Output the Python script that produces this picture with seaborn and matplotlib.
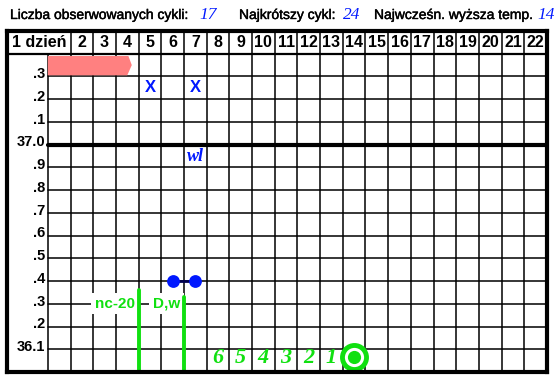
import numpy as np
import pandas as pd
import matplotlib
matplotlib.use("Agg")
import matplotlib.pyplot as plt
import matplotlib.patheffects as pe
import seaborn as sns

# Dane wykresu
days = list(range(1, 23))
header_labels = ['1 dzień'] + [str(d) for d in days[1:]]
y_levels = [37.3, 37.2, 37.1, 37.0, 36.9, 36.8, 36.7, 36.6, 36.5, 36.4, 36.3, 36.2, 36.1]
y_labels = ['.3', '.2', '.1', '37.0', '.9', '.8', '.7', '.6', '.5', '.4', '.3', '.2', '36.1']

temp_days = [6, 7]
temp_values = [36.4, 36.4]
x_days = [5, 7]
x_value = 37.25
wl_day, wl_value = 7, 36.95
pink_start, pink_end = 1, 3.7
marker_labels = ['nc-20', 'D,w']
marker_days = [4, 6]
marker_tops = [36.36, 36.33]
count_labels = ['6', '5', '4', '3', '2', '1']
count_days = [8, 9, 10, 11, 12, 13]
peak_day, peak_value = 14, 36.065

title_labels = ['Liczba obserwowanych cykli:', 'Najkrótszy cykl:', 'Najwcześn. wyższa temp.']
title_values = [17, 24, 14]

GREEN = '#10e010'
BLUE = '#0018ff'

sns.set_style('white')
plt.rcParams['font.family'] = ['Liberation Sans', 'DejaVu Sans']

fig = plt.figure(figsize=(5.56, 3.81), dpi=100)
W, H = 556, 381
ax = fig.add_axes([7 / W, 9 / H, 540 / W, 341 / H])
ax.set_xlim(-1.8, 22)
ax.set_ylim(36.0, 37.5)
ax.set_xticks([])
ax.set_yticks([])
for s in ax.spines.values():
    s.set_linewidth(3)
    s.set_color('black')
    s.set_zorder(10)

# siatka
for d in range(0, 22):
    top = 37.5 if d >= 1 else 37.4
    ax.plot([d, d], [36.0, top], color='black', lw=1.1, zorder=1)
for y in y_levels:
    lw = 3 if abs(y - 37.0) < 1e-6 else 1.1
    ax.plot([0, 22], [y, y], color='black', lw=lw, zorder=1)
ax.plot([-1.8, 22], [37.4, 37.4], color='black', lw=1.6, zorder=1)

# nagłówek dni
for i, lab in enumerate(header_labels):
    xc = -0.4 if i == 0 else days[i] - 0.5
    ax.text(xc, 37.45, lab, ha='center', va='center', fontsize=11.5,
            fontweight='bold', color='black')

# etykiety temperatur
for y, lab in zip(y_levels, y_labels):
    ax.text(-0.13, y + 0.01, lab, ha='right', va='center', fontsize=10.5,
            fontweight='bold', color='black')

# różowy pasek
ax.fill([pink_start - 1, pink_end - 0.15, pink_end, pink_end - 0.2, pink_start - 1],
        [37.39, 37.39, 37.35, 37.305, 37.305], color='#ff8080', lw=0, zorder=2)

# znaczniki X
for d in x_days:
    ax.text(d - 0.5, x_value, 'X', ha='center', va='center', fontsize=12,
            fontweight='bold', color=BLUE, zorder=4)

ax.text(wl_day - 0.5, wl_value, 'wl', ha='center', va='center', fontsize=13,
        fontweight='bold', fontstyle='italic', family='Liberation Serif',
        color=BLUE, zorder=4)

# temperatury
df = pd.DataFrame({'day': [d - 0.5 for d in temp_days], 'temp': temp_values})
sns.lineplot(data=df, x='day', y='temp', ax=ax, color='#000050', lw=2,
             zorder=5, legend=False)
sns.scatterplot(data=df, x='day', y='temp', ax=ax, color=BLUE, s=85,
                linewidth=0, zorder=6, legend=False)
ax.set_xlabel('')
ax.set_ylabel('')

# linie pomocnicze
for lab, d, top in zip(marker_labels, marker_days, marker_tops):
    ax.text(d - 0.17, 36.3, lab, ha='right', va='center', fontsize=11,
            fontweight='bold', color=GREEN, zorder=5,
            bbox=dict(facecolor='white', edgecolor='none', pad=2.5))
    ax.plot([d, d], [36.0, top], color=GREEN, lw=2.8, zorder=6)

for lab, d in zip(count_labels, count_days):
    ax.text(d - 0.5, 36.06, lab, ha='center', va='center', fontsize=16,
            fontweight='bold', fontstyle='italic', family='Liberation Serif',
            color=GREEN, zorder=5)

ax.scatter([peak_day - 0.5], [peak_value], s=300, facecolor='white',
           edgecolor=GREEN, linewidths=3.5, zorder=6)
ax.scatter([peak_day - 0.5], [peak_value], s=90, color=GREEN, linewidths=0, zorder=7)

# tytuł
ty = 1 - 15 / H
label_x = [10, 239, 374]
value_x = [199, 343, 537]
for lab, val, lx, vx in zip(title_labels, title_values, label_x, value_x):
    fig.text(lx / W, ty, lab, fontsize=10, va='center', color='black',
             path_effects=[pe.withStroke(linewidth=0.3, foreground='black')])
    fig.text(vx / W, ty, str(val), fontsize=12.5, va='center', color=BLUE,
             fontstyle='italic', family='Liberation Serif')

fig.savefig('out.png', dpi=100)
---
EXERCISE TASK
Exactly reproduce the run of lines from the start of the listing through the line with "color='black', lw=1.6, zorder=1)", inclusive; pictures are not copied.

RESULT BELOW
Output the Python script that produces this picture with seaborn and matplotlib.
import numpy as np
import pandas as pd
import matplotlib
matplotlib.use("Agg")
import matplotlib.pyplot as plt
import matplotlib.patheffects as pe
import seaborn as sns

# Dane wykresu
days = list(range(1, 23))
header_labels = ['1 dzień'] + [str(d) for d in days[1:]]
y_levels = [37.3, 37.2, 37.1, 37.0, 36.9, 36.8, 36.7, 36.6, 36.5, 36.4, 36.3, 36.2, 36.1]
y_labels = ['.3', '.2', '.1', '37.0', '.9', '.8', '.7', '.6', '.5', '.4', '.3', '.2', '36.1']

temp_days = [6, 7]
temp_values = [36.4, 36.4]
x_days = [5, 7]
x_value = 37.25
wl_day, wl_value = 7, 36.95
pink_start, pink_end = 1, 3.7
marker_labels = ['nc-20', 'D,w']
marker_days = [4, 6]
marker_tops = [36.36, 36.33]
count_labels = ['6', '5', '4', '3', '2', '1']
count_days = [8, 9, 10, 11, 12, 13]
peak_day, peak_value = 14, 36.065

title_labels = ['Liczba obserwowanych cykli:', 'Najkrótszy cykl:', 'Najwcześn. wyższa temp.']
title_values = [17, 24, 14]

GREEN = '#10e010'
BLUE = '#0018ff'

sns.set_style('white')
plt.rcParams['font.family'] = ['Liberation Sans', 'DejaVu Sans']

fig = plt.figure(figsize=(5.56, 3.81), dpi=100)
W, H = 556, 381
ax = fig.add_axes([7 / W, 9 / H, 540 / W, 341 / H])
ax.set_xlim(-1.8, 22)
ax.set_ylim(36.0, 37.5)
ax.set_xticks([])
ax.set_yticks([])
for s in ax.spines.values():
    s.set_linewidth(3)
    s.set_color('black')
    s.set_zorder(10)

# siatka
for d in range(0, 22):
    top = 37.5 if d >= 1 else 37.4
    ax.plot([d, d], [36.0, top], color='black', lw=1.1, zorder=1)
for y in y_levels:
    lw = 3 if abs(y - 37.0) < 1e-6 else 1.1
    ax.plot([0, 22], [y, y], color='black', lw=lw, zorder=1)
ax.plot([-1.8, 22], [37.4, 37.4], color='black', lw=1.6, zorder=1)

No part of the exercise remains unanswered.